### GIVEN EXERCISE
Please print the lines between the one with "Write a Python" and the one with "0.965, 0.94]", both ends included, exactly as written, with no pictures.

## Begin DATA PROVIDED

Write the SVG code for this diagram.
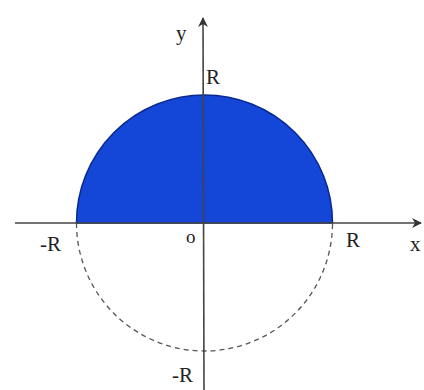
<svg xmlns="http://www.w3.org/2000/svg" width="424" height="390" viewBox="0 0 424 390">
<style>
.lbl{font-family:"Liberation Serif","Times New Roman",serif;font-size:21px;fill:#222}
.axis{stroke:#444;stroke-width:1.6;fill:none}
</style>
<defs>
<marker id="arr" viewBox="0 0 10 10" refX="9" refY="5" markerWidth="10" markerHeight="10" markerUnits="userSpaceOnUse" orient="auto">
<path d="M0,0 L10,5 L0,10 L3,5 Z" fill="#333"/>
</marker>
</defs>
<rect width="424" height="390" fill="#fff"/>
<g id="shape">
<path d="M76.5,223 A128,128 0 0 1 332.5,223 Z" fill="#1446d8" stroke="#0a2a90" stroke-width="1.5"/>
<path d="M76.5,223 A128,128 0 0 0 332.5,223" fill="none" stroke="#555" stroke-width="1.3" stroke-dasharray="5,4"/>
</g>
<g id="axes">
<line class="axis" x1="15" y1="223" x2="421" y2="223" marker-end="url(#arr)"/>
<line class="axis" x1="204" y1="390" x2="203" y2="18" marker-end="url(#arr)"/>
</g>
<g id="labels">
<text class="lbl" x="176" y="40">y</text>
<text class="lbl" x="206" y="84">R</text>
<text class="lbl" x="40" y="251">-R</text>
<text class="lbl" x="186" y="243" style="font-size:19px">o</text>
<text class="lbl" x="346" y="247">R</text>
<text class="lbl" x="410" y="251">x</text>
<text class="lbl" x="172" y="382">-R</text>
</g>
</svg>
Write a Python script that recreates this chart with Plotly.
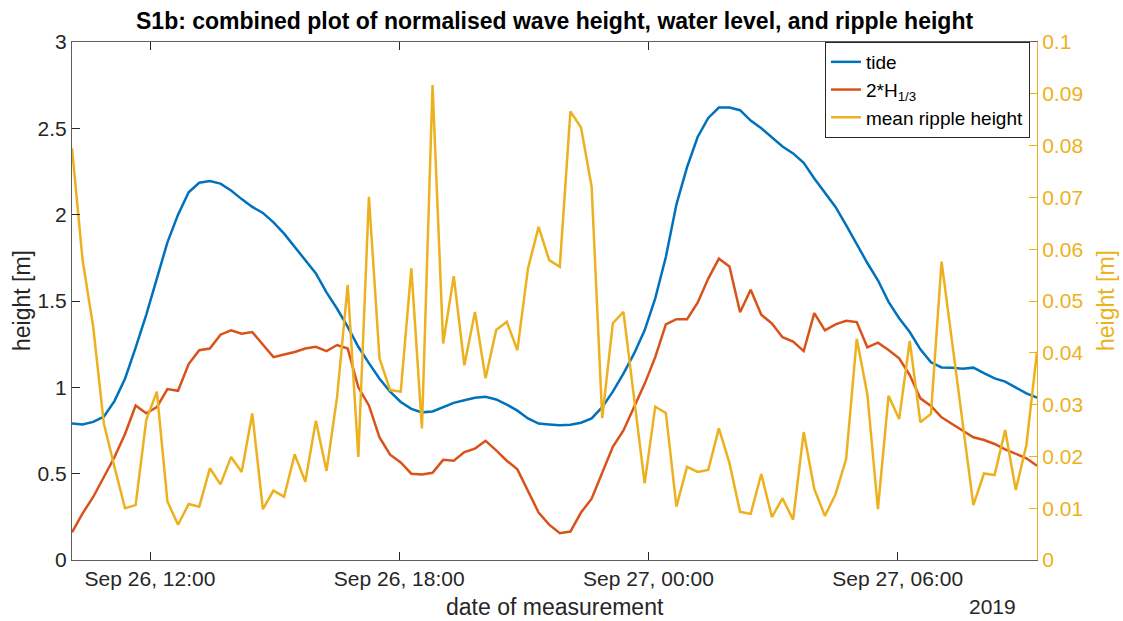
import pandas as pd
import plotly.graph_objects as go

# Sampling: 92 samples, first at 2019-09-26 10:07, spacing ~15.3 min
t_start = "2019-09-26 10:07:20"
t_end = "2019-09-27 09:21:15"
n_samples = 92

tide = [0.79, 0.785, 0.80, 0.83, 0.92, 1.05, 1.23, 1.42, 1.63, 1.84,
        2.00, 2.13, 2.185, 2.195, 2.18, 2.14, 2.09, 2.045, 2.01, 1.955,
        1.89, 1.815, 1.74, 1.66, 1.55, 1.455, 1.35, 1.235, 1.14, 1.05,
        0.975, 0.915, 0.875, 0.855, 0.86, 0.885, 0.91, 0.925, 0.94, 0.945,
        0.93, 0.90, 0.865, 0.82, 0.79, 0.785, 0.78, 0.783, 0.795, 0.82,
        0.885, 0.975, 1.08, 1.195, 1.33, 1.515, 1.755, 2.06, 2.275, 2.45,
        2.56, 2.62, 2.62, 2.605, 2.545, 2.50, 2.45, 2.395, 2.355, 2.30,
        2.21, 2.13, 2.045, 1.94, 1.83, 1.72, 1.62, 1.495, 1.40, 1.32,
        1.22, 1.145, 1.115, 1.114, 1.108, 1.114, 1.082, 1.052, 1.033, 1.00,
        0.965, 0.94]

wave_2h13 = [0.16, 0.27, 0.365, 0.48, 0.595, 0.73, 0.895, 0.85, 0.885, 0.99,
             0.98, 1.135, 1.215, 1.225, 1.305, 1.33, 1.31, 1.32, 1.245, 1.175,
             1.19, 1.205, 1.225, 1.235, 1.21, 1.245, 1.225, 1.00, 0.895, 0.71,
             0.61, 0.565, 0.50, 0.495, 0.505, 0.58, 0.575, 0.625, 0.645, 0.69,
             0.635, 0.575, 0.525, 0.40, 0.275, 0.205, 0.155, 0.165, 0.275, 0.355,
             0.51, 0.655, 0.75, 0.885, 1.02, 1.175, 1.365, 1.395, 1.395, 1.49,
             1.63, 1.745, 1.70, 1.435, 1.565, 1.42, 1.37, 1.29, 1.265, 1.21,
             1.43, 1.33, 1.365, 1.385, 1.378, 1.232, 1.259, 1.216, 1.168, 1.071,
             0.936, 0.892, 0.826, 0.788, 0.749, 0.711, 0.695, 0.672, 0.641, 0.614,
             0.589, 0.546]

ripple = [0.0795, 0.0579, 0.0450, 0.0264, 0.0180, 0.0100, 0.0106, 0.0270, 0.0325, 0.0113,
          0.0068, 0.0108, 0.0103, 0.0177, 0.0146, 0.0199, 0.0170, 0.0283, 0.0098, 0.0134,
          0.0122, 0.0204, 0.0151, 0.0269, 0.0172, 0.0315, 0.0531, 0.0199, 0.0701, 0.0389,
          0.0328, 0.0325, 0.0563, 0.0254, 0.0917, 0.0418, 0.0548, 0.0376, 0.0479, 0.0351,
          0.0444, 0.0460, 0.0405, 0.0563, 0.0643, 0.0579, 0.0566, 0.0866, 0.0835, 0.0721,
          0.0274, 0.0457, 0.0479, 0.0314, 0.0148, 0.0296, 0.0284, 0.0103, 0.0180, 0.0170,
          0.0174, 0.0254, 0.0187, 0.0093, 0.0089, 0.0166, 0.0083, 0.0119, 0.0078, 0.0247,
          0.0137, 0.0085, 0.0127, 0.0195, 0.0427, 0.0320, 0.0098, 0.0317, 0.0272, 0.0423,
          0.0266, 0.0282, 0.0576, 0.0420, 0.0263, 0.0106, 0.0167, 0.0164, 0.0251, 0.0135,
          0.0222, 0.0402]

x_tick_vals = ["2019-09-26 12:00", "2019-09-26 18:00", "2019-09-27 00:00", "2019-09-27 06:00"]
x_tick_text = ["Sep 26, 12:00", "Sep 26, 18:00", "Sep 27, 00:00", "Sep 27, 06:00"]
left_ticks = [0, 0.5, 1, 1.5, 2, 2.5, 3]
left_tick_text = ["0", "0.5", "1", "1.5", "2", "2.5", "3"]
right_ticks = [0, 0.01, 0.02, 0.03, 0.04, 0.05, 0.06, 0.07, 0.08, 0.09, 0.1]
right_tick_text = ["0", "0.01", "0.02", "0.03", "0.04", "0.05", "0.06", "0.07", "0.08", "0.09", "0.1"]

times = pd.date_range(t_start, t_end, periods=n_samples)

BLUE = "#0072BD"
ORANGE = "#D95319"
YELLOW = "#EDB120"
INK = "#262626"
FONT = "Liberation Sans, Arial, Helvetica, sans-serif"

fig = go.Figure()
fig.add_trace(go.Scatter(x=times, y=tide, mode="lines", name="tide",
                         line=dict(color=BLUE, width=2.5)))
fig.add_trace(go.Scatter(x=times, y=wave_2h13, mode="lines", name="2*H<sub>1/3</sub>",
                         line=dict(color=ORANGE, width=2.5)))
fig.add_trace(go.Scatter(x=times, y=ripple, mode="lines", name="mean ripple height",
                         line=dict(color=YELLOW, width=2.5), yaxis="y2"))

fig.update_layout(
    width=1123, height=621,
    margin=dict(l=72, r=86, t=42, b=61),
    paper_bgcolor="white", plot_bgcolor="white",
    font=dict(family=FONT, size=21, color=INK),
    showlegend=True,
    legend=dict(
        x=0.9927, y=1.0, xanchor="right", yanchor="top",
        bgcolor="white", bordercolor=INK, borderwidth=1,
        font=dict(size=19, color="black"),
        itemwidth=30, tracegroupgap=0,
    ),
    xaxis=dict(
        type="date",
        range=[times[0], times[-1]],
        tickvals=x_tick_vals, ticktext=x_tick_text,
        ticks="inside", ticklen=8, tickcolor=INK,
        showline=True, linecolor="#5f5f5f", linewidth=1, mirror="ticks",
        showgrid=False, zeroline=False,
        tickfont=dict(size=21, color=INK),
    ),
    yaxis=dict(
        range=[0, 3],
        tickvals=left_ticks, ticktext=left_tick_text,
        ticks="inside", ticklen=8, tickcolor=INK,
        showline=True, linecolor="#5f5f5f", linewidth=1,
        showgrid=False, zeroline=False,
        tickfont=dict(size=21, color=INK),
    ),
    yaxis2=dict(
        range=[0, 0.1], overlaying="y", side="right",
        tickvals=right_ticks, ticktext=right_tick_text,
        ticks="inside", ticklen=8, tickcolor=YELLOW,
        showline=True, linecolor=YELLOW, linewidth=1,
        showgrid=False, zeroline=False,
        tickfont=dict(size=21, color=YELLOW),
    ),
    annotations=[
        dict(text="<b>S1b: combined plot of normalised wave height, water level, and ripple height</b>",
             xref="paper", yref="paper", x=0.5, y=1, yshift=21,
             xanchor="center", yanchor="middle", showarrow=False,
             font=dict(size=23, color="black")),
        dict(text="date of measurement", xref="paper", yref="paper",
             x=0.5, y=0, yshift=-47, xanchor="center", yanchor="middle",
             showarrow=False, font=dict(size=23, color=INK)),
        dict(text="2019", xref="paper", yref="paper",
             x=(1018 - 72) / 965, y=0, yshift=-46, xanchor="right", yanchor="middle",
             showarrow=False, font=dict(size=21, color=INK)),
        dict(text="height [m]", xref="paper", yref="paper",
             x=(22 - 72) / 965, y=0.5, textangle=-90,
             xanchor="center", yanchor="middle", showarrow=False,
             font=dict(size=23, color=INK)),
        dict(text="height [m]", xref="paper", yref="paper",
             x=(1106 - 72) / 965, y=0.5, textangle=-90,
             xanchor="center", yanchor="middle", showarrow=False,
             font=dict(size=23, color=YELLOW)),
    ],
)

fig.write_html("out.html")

## End DATA PROVIDED

### SOLUTION TO THE EXERCISE
Write a Python script that recreates this chart with Plotly.
import pandas as pd
import plotly.graph_objects as go

# Sampling: 92 samples, first at 2019-09-26 10:07, spacing ~15.3 min
t_start = "2019-09-26 10:07:20"
t_end = "2019-09-27 09:21:15"
n_samples = 92

tide = [0.79, 0.785, 0.80, 0.83, 0.92, 1.05, 1.23, 1.42, 1.63, 1.84,
        2.00, 2.13, 2.185, 2.195, 2.18, 2.14, 2.09, 2.045, 2.01, 1.955,
        1.89, 1.815, 1.74, 1.66, 1.55, 1.455, 1.35, 1.235, 1.14, 1.05,
        0.975, 0.915, 0.875, 0.855, 0.86, 0.885, 0.91, 0.925, 0.94, 0.945,
        0.93, 0.90, 0.865, 0.82, 0.79, 0.785, 0.78, 0.783, 0.795, 0.82,
        0.885, 0.975, 1.08, 1.195, 1.33, 1.515, 1.755, 2.06, 2.275, 2.45,
        2.56, 2.62, 2.62, 2.605, 2.545, 2.50, 2.45, 2.395, 2.355, 2.30,
        2.21, 2.13, 2.045, 1.94, 1.83, 1.72, 1.62, 1.495, 1.40, 1.32,
        1.22, 1.145, 1.115, 1.114, 1.108, 1.114, 1.082, 1.052, 1.033, 1.00,
        0.965, 0.94]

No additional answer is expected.